Management excludes these Timeshare strategy-impairment charges
and restructuring costs and other charges for the reasons noted above
under "Adjusted Measures That Exclude Certain Charges, Costs, and Other
Expenses."
Adjusted
Measures that Exclude the Impact of New Accounting Standards or Reflect
Their Early Adoption. As of the first day of fiscal year 2010, we
adopted Accounting Standards Update ("ASU") No. 2009-16, "Transfers and
Servicing (Topic 860): Accounting for Transfers of Financial Assets"
(formerly known as FAS No. 166) and ASU No. 2009-17, "Consolidations
(Topic 810): Improvements to Financial Reporting by Enterprises
Involved with Variable Interest Entities" (formerly known as FAS No.
167), which required consolidating previously securitized pools of
Timeshare notes and impacts the ongoing accounting for those notes.
Management evaluates non-GAAP measures that exclude the impact of
these standards in the current year or include the impact of these
standards as if we had adopted them early in order to better perform
year-over-year comparisons on a comparable basis.
Total
Debt Net of Cash (or "Net Debt") and Adjusted Total Debt Net of Cash.

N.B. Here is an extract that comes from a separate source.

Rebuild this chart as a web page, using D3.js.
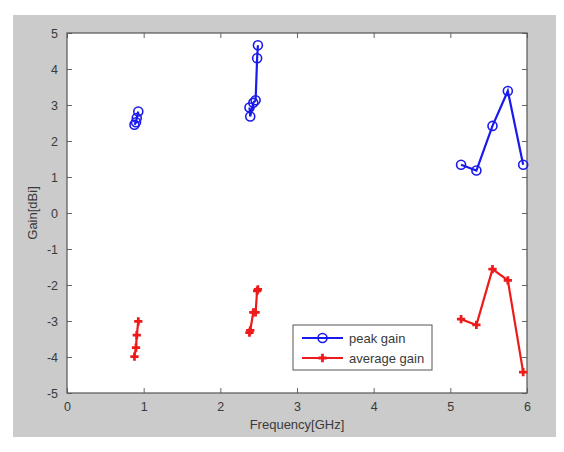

Total debt net of cash reflects total debt less cash and cash
equivalents. Management considers total debt net of cash to be a
more accurate indicator of the net debt that must be repaid or
refinanced at maturity (as it gives consideration to cash resources
available to retire a portion of the debt when due). In addition,
Management evaluates adjusted total debt net of cash, which excludes
the debt that was consolidated as a result of adopting ASU Nos. 2009-16
and 2009-17, because that debt is non-recourse to the Company and is
not supported by the Company's cash flows. Management believes
that these financial measures provide a clearer picture of the future
demands on cash to repay debt and uses these measures in making
decisions regarding its borrowing capacity and future refinancing
needs. Management also evaluates adjusted total debt net of cash
for the reason stated in the previous paragraph.